The chef also has more ways to prepare those meats than ever before, including an ember grill that allows beef to cook slowly over coals, a flat top for burgers, and cast iron for cuts such as filet that benefit from a hard sear.

“It has been so exciting for me, cooking all these different cuts with different fuel sources. That’s extremely different from Tris. I didn’t have any of that,” Simmons says.

People looking for options other than beef will find a number of options, including salmon, sea bass, fried chicken, a pork chop, and shellfish dishes. Similarly, Simmons refreshed all of his sides. For example, the Brussels sprouts are no longer served with miso caramel, part of the chef’s commitment to reducing his use of refined sugar.

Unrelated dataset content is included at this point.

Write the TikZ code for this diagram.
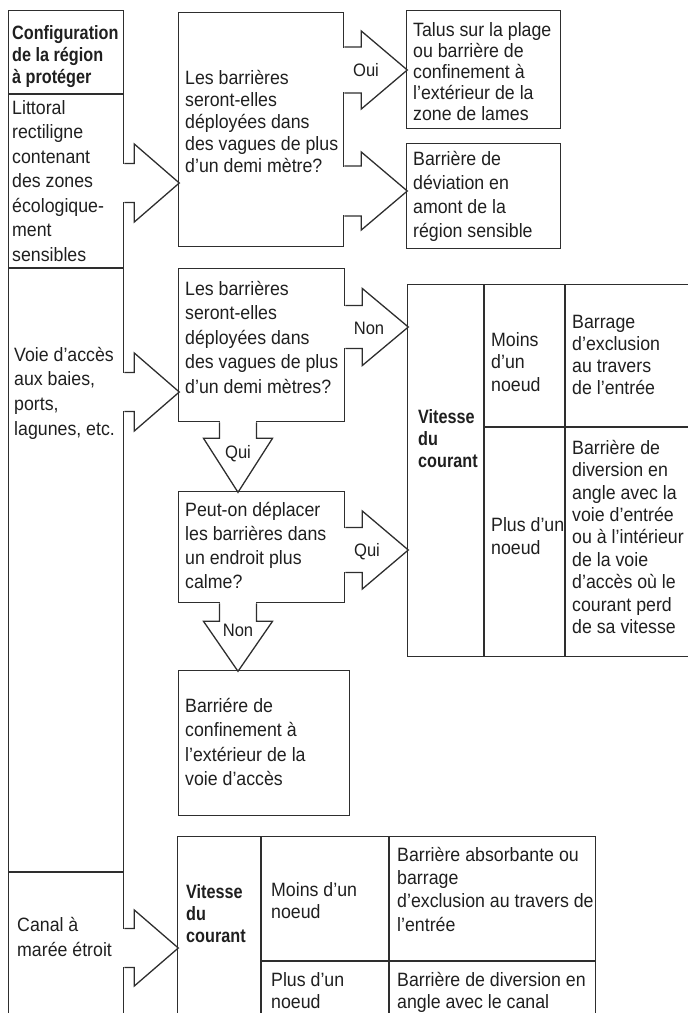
\documentclass[tikz,border=0pt]{standalone}
\usepackage{fontspec}
\setmainfont{Liberation Sans}[FakeStretch=0.92]
\newfontfamily\hdfont{Liberation Sans}[FakeStretch=0.84]
\newcommand\tstrut{\rule{0pt}{15pt}}
\colorlet{linecol}{black!82}
\tikzset{
  box/.style={draw=linecol, line width=1.3pt, anchor=north west, inner sep=0pt},
  txt/.style={anchor=north west, inner sep=0pt, align=left, text=black!88, font=\fontsize{19.3pt}{#1pt}\selectfont},
  txt/.default=22.5,
  hd/.style={anchor=north west, inner sep=0pt, align=left, text=black!88, font=\hdfont\fontsize{19.3pt}{22pt}\selectfont\bfseries},
  lbl/.style={inner sep=0pt, text=black!88, text height=13pt, text depth=0pt, font=\fontsize{18pt}{20pt}\selectfont},
  pics/barrow/.style n args={4}{code={
    \fill[white] (-1,-#3+0.7) rectangle (#1,#3-0.7);
    \draw[draw=linecol, line width=1.3pt] (0,-#3) -- (#1,-#3) -- (#1,-#4) -- (#2,0) -- (#1,#4) -- (#1,#3) -- (0,#3);
  }}
}
\begin{document}
\begin{tikzpicture}[x=1pt, y=-1pt]
	\clip (0,0) rectangle (688,1013);

	\node[box, minimum width=115pt, minimum height=1020pt] (region) at (8,10) {};
	\node[box, minimum width=165pt, minimum height=234pt] (q1) at (178,12) {};
	\node[box, minimum width=154pt, minimum height=118pt] (a1) at (406,10) {};
	\node[box, minimum width=154pt, minimum height=105pt] (a2) at (406,143) {};
	\node[box, minimum width=166pt, minimum height=153pt] (q2) at (178,268) {};
	\node[box, minimum width=166pt, minimum height=111pt] (q3) at (178,491) {};
	\node[box, minimum width=171pt, minimum height=145pt] (b4) at (178,670) {};
	\node[box, minimum width=293pt, minimum height=372pt] (t1) at (407,284) {};
	\node[box, minimum width=418pt, minimum height=194pt] (t2) at (177,836) {};

	\draw[draw=linecol, line width=1.3pt] (region.west |- 0,94) -- (region.east |- 0,94);
	\draw[draw=linecol, line width=1.3pt] (region.west |- 0,268) -- (region.east |- 0,268);
	\draw[draw=linecol, line width=1.3pt] (region.west |- 0,872) -- (region.east |- 0,872);
	\draw[draw=linecol, line width=1.3pt] (t1.north -| 484,0) -- (t1.south -| 484,0);
	\draw[draw=linecol, line width=1.3pt] (t1.north -| 565,0) -- (t1.south -| 565,0);
	\draw[draw=linecol, line width=1.3pt] (484,427) -- (t1.east |- 0,427);
	\draw[draw=linecol, line width=1.3pt] (t2.north -| 261,0) -- (t2.south -| 261,0);
	\draw[draw=linecol, line width=1.3pt] (t2.north -| 389,0) -- (t2.south -| 389,0);
	\draw[draw=linecol, line width=1.3pt] (261,961) -- (t2.east |- 0,961);

	\pic at (region.east |- 0,183) {barrow={10}{55}{19.5}{39}};
	\pic at (region.east |- 0,392) {barrow={10}{55}{19.5}{39}};
	\pic at (region.east |- 0,948) {barrow={10}{54}{19.5}{38}};
	\pic at (q1.east |- 0,70) {barrow={17}{63}{23}{39}};
	\pic at (q1.east |- 0,191) {barrow={17}{63}{25}{39}};
	\pic at (q2.east |- 0,327) {barrow={17}{63}{21.5}{38.5}};
	\pic at (q3.east |- 0,550) {barrow={17}{63}{22.5}{39}};
	\pic[rotate=-90] at (q2.south -| 238,0) {barrow={16}{70}{18.5}{34.5}};
	\pic[rotate=-90] at (q3.south -| 238,0) {barrow={18}{68}{18.5}{34.5}};

	\node[lbl] (oui1) at (366,70) {Oui};
	\node[lbl] (non1) at (369,328) {Non};
	\node[lbl] (qui1) at (238,452) {Qui};
	\node[lbl] (qui2) at (367,550) {Qui};
	\node[lbl] (non2) at (238,630) {Non};

	\node[hd] (hdt) at (12,24) {\tstrut Configuration\\de la région\\à protéger};
	\node[txt=24.5] (littoralt) at (12,99) {\tstrut Littoral\\rectiligne\\contenant\\des zones\\écologique-\\ment\\sensibles};
	\node[txt=24.7] (voiet) at (14,346) {\tstrut Voie d'accès\\aux baies,\\ports,\\lagunes, etc.};
	\node[txt=25] (canalt) at (17,916) {\tstrut Canal à\\marée étroit};

	\node[txt=22] (q1t) at (185,69) {\tstrut Les barrières\\seront-elles\\déployées dans\\des vagues de plus\\d'un demi mètre?};
	\node[txt=21] (a1t) at (413,21) {\tstrut Talus sur la plage\\ou barrière de\\confinement à\\l'extérieur de la\\zone de lames};
	\node[txt=24] (a2t) at (413,150) {\tstrut Barrière de\\déviation en\\amont de la\\région sensible};
	\node[txt=24.5] (q2t) at (185,280) {\tstrut Les barrières\\seront-elles\\déployées dans\\des vagues de plus\\d'un demi mètres?};
	\node[txt=24] (q3t) at (185,501) {\tstrut Peut-on déplacer\\les barrières dans\\un endroit plus\\calme?};
	\node[txt=24.5] (b4t) at (185,697) {\tstrut Barriére de\\confinement à\\l'extérieur de la\\voie d'accès};

	\node[hd] (t1a) at (418,408) {\tstrut Vitesse\\du\\courant};
	\node[txt=22.5] (t1b) at (491,331) {\tstrut Moins\\d'un\\noeud};
	\node[txt=22] (t1c) at (572,313) {\tstrut Barrage\\d'exclusion\\au travers\\de l'entrée};
	\node[txt=23] (t1d) at (491,516) {\tstrut Plus d'un\\noeud};
	\node[txt=22.4] (t1e) at (572,439) {\tstrut Barrière de\\diversion en\\angle avec la\\voie d'entrée\\ou à l'intérieur\\de la voie\\d'accès où le\\courant perd\\de sa vitesse};

	\node[hd] (t2a) at (186,883) {\tstrut Vitesse\\du\\courant};
	\node[txt=22] (t2b) at (271,881) {\tstrut Moins d'un\\noeud};
	\node[txt=23.3] (t2c) at (397,846) {\tstrut Barrière absorbante ou\\barrage\\d'exclusion au travers de\\l'entrée};
	\node[txt=22] (t2d) at (271,971) {\tstrut Plus d'un\\noeud};
	\node[txt=22] (t2e) at (397,971) {\tstrut Barrière de diversion en\\angle avec le canal};
\end{tikzpicture}
\end{document}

Similarly, Charolais’ fryers use beef tallow rather than cooking oil. So far, it’s producing excellent results.

“The french fries are ridiculous,” Simmons says. “I have never eaten a french fry that I like this much. It’s not just because I’m making it. It’s this damn tallow that doesn’t have anything in it other than olive oil.”

Inside Charolais

The chef worked with Houston’s Gin Design Group (Haii Keii, ChòpnBlọk, etc.) on the restaurant’s design. The 200-seat restaurant is bright and open, with a 25-seat bar, 34-seat lounge, and 80-seat patio that provide plenty of space for casual dining. Two private dining rooms are available for groups of up to 24 and 36 people, respectively.

“It’s not over the top fancy. It’s just beautiful,” Simmons says. “A lot of my career I’ve been trying to make up for a bad dining environment. We were always trying to make up for the lack of ambiance. Here, you’re blown away when you walk in the door.”

Not only is the bar pleasant to look at, it has been designed to produce cocktails quickly, including 12 house originals that are on the opening menu. Simmons hails the bar team for understanding that they’ll have to work fast to keep diners properly quenched.

Charolais restaurant interior

Photo by Claudia Casbarian with Julie Soefer Photography, courtesy of Howard Hughes Communities.

Simmons worked with Gin Design Group to create Charolais.

“I believe we have the best cocktail program anywhere around us,” he says. “A lot of cocktail bars are really small, and it takes 20 minutes to get a drink. Not in this place.”

To market

Adjacent to Charolais is C&R Market, a butcher shop that allows diners to buy Chef & Rancher cuts to prepare at home. Simmons and Ludeke are also building up related items such as beef tallow candles, soaps, and lotions as well as bone broth that help maximize the yield from every cow they raise.

The market will be open Tuesday-Sunday. Charolais will be open for dinner Tuesday-Saturday. At this time, Simmons says he does not plan to offer lunch or brunch.

“Chef Austin Simmons is not just an acclaimed chef,” Jim Carman, president of the Texas Region for Howard Hughes Communities said in a statement. “He is a talent people here know and are excited to see return in a major way. Charolais brings a distinctive new experience to Hughes Landing and reflects our commitment to continuing to elevate the quality and character of The Woodlands.”